On 16 December 2019, Jan-Harm de Villiers defended his thesis 'The Anthropomorphic Hegemony of Subjectivity: Critical Reflections on Law and the Question of the Animal'. The doctoral research was supervised by Prof. P. Cliteur.

Jan-Harm de Villiers
16 December 2019
Leiden Repository

This project contemplates an ethics of difference and singularity that can effectuate a displacement of anthropocentrism and radical transformation in the way we understand and approach relationality across species borders. The reflections take place against the background of the problematic accompanying the (re)presentation of animals in the subject-centered models of moral philosophy and law, and the salient ways in which theorists have engaged these avenues in order to effect change in our treatment of animals are being questioned.

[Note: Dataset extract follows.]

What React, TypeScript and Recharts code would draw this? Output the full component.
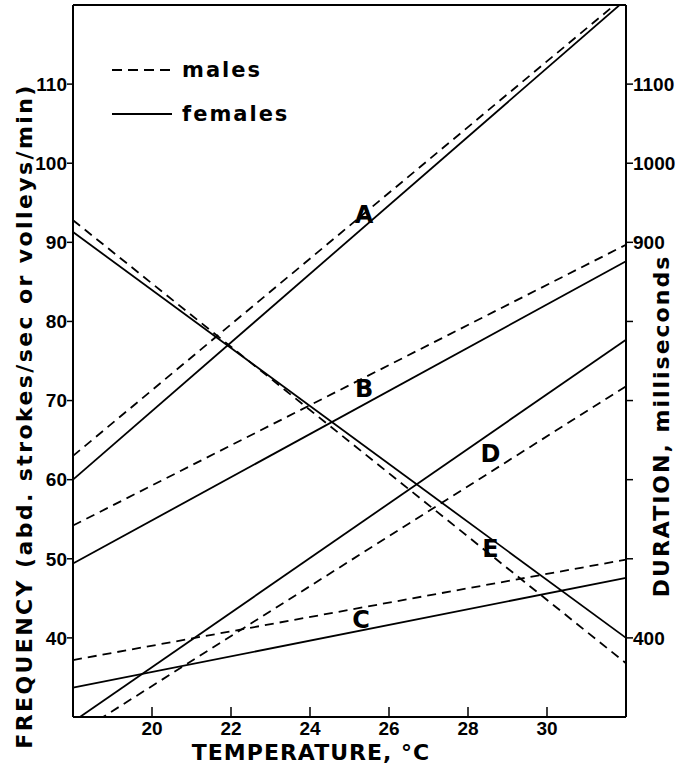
import { LineChart, Line, XAxis, YAxis, ReferenceLine, ReferenceDot } from 'recharts'

// temperature (°C) at the two ends of every fitted line
const temperatures = [18, 32]

// frequency lines (left axis), males dashed / females solid
const aMales = [63, 121.2]
const aFemales = [60, 120.7]
const bMales = [54.2, 89.7]
const bFemales = [49.4, 87.6]
const cMales = [37.2, 49.9]
const cFemales = [33.7, 47.6]
const dMales = [27.6, 71.8]
const dFemales = [29.4, 77.7]

// duration line (right axis, ms)
const eMales = [928, 368]
const eFemales = [913, 400]

const tempTicks = [20, 22, 24, 26, 28, 30]
const freqTicks = [40, 50, 60, 70, 80, 90, 100, 110]
const durTicks = [400, 500, 600, 700, 800, 900, 1000, 1100]
const durLabelled = [400, 900, 1000, 1100]

// curve letters, placed on the left (frequency) scale
const curveLetters = ['A', 'B', 'C', 'D', 'E']
const curveLetterTemps = [25.37, 25.37, 25.29, 28.57, 28.57]
const curveLetterFreqs = [93.5, 71.5, 42.3, 63.3, 51.3]

const data = temperatures.map((t, i) => ({
  temp: t,
  aM: aMales[i],
  aF: aFemales[i],
  bM: bMales[i],
  bF: bFemales[i],
  cM: cMales[i],
  cF: cFemales[i],
  dM: dMales[i],
  dF: dFemales[i],
  eM: eMales[i],
  eF: eFemales[i],
}))

const FONT = '"DejaVu Sans", sans-serif'
const DASH = '9 6'
const tickStyle = { fontSize: 19, fontWeight: 700, fill: '#000', fontFamily: '"Liberation Sans", Arial, sans-serif' }

const series = [
  { key: 'aM', axis: 'left', dashed: true },
  { key: 'aF', axis: 'left', dashed: false },
  { key: 'bM', axis: 'left', dashed: true },
  { key: 'bF', axis: 'left', dashed: false },
  { key: 'cM', axis: 'left', dashed: true },
  { key: 'cF', axis: 'left', dashed: false },
  { key: 'dM', axis: 'left', dashed: true },
  { key: 'dF', axis: 'left', dashed: false },
  { key: 'eM', axis: 'right', dashed: true },
  { key: 'eF', axis: 'right', dashed: false },
]

function LegendBox() {
  const row = { display: 'flex', alignItems: 'center', height: 44 }
  const txt = { fontFamily: FONT, fontWeight: 700, fontSize: 21, letterSpacing: 2, marginLeft: 10 }
  return (
    <div style={{ position: 'absolute', left: 112, top: 48 }}>
      <div style={row}>
        <svg width={60} height={4}>
          <line x1={0} y1={2} x2={60} y2={2} stroke="#000" strokeWidth={2} strokeDasharray="10 6" />
        </svg>
        <span style={txt}>males</span>
      </div>
      <div style={row}>
        <svg width={60} height={4}>
          <line x1={0} y1={2} x2={60} y2={2} stroke="#000" strokeWidth={2} />
        </svg>
        <span style={txt}>females</span>
      </div>
    </div>
  )
}

export default function App() {
  return (
    <div style={{ position: 'absolute', left: 0, top: 0, width: 682, height: 769, background: '#fff' }}>
      <LineChart width={682} height={769} data={data} margin={{ top: 5, right: 0, bottom: 0, left: 0 }}>
        <XAxis
          dataKey="temp"
          type="number"
          domain={[18, 32]}
          ticks={tempTicks}
          height={52}
          tickSize={-10}
          tickMargin={15}
          axisLine={{ stroke: '#000', strokeWidth: 2 }}
          tickLine={{ stroke: '#000', strokeWidth: 1.5 }}
          tick={tickStyle}
        />
        <YAxis
          yAxisId="left"
          domain={[30, 120]}
          allowDataOverflow
          ticks={freqTicks}
          width={73}
          tickSize={6}
          tickMargin={0}
          axisLine={{ stroke: '#000', strokeWidth: 2 }}
          tickLine={{ stroke: '#000', strokeWidth: 1.5 }}
          tick={tickStyle}
        />
        <YAxis
          yAxisId="right"
          orientation="right"
          domain={[300, 1200]}
          allowDataOverflow
          ticks={durTicks}
          tickFormatter={(v) => (durLabelled.includes(v) ? String(v) : '')}
          width={56}
          tickSize={7}
          tickMargin={0}
          axisLine={{ stroke: '#000', strokeWidth: 2 }}
          tickLine={{ stroke: '#000', strokeWidth: 1.5 }}
          tick={tickStyle}
        />
        <ReferenceLine yAxisId="left" y={120} stroke="#000" strokeWidth={2} />
        {series.map((s) => (
          <Line
            key={s.key}
            yAxisId={s.axis}
            dataKey={s.key}
            type="linear"
            stroke="#000"
            strokeWidth={1.8}
            strokeDasharray={s.dashed ? DASH : undefined}
            dot={false}
            activeDot={false}
            isAnimationActive={false}
          />
        ))}
        {curveLetters.map((c, i) => (
          <ReferenceDot
            key={c}
            yAxisId="left"
            x={curveLetterTemps[i]}
            y={curveLetterFreqs[i]}
            r={1}
            fill="none"
            stroke="none"
            label={{ value: c, position: 'center', fontSize: 24, fontWeight: 700, fill: '#000', fontFamily: FONT }}
          />
        ))}
        <text
          x={24}
          y={416}
          transform="rotate(-90, 24, 416)"
          textAnchor="middle"
          dominantBaseline="central"
          fontFamily={FONT}
          fontWeight={700}
          fontSize={22}
          letterSpacing={2.4}
        >
          FREQUENCY (abd. strokes/sec  or volleys/min)
        </text>
        <text
          x={661}
          y={426}
          transform="rotate(-90, 661, 426)"
          textAnchor="middle"
          dominantBaseline="central"
          fontFamily={FONT}
          fontWeight={700}
          fontSize={22}
          letterSpacing={2}
        >
          DURATION, milliseconds
        </text>
        <text x={311} y={760} textAnchor="middle" fontFamily={FONT} fontWeight={700} fontSize={22} letterSpacing={1}>
          TEMPERATURE, °C
        </text>
      </LineChart>
      <LegendBox />
    </div>
  )
}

Animal liberation scholars have mainly sought to address the plight of animals from the theoretical frameworks of legal rights, interest-based equality, and identity discourse that foreground the ways in which animals are essentially similar to human beings in terms of ethically relevant qualities or characteristics. This project critically reflects on Emmanuel Levinas’s formulation of the ethical in order to advance an alternative understanding of human-animal relations as grounded in the radical singularity or difference of individual beings. The functioning of the human/animal oppositional limit is situated in relation to man’s becoming-subject and argue that attempts at assimilating animals to the model of (legal) subjectivity paradoxically solidify precisely the interpretation of man that is being called in question.

The research is aimed to illustrate specifically the anthropomorphic hegemony of subjectivity - by which term the researcher wishes to designate the tacit anthropocentric contours of the construct of subjectivity that guide a determination of animal Being and ethical worth against a standard of humanness - and its implications for discourses and institutions that evoke this construct.